Bush or Dole in 2008?
Since 1976, there has not been a Republican presidential ticket that did not have on it someone named Bush or Dole. Here is how that breaks down:
1976 Dole for vice president
1980 George H. W. Bush for vice president
1984 George H. W. Bush for vice president
1988 George H. W. Bush for vice president
1992 George H. W. Bush for president
1996 Dole for president
2000 George W. Bush for president
2004 George W. Bush for president
Unknown
When the mother of then dark horse and nationally unknown candidate Jimmy Carter heard he was running for president, her first response was to ask, “President of what?”
A What?
For most of his life Ronald Reagan was not only a Democrat but a serious New Deal-loving Roosevelt Democrat at that.
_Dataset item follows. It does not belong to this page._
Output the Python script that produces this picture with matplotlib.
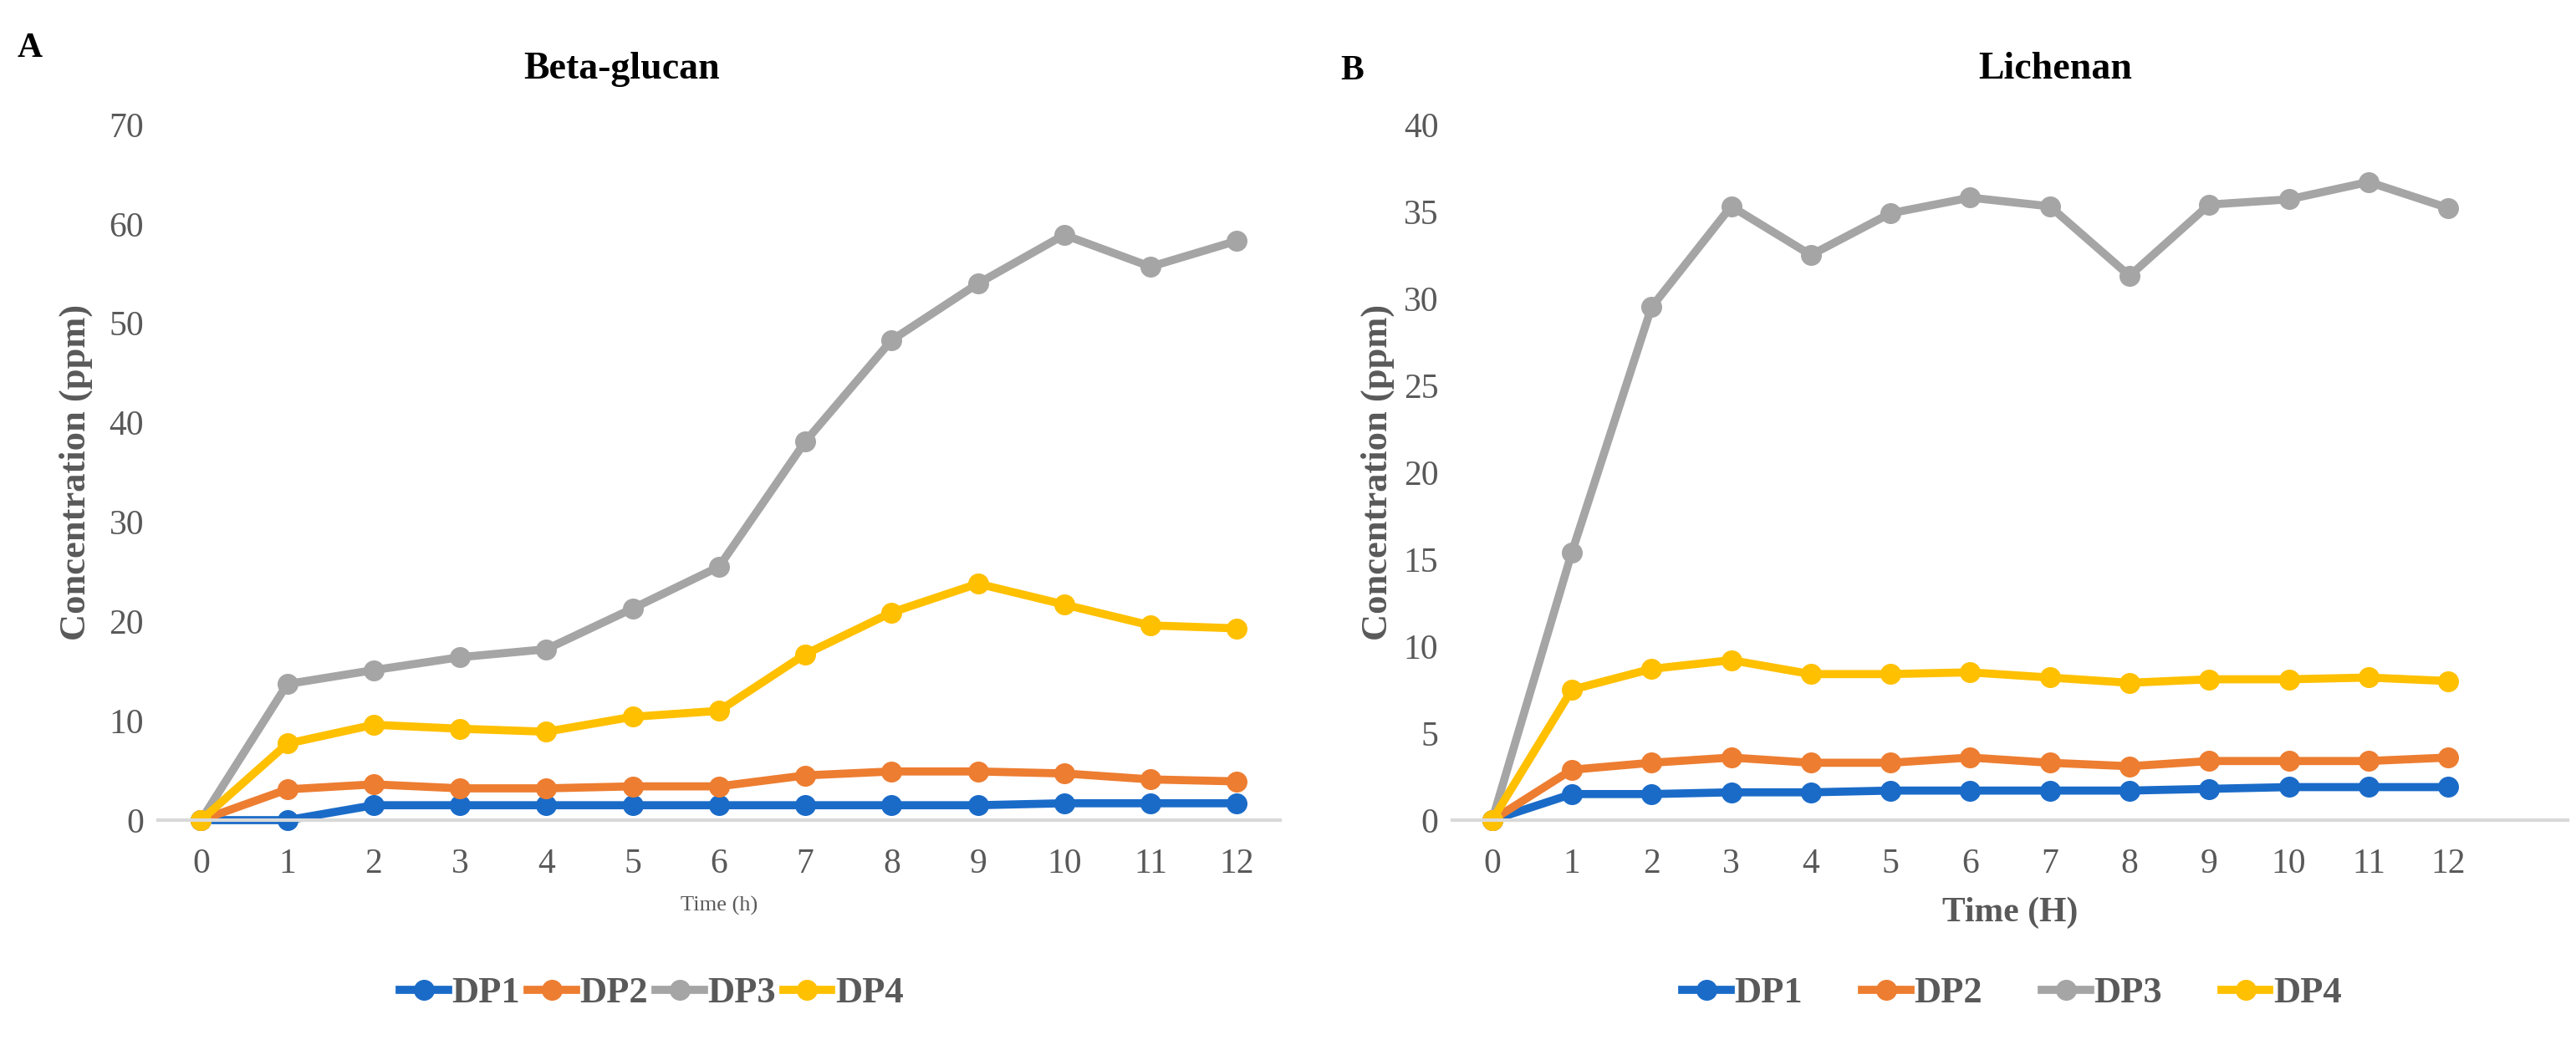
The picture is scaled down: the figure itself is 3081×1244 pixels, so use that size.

In 1938, the future president played with the idea of joining the American Communist Party and may even have been turned down for not being one of the party’s true believers. When head of the Screen Actors Guild from 1947 to 1954, he supported Democratic candidates. But by the 1960s he had become a Republican. Reagan’s speech at the 1964 Republican convention in support of nominee Barry Goldwater was so well received that it instantly elevated him to the attention of that party’s leaders. (You have to wonder why they were surprised that a man who had acted in fifty-one movies, made an ape look good in one of them, and been “the dying Gipper” in another could deliver a speech well.) Ronald Reagan was soon elected governor of California and was considered a likely alternative to the incumbent Gerald Ford in 1976. Jimmy Carter beat Ford, mostly due to his unpopular pardon of Richard Nixon. Reagan was the nominee in 1980 and got revenge, trouncing Carter. You have to wonder what the young Reagan’s hero, FDR, would have thought about it.
Upstaged
After the Nixon-Kennedy debates, where Kennedy’s appearance and poise won over the TV audience and had a decisive effect on the election, the events have been considered “make or break” for any candidate. They are preceded by rehearsals and even posture and speech lessons. An overemphatic sigh on one debate that was caught on camera may well have lost Al Gore the election. Bush was speaking and the camera panned to Gore who theatrically and audibly sighed. The air of superiority this gave Gore was thought to have cost him support in many states where he lost by only a few thousand votes. Then again, the debates didn’t intimidate every candidate. When Ronald Reagan was asked if he was nervous about debating the current president, Jimmy Carter, he answered, “No, not at all. I’ve been on the same stage with John Wayne.”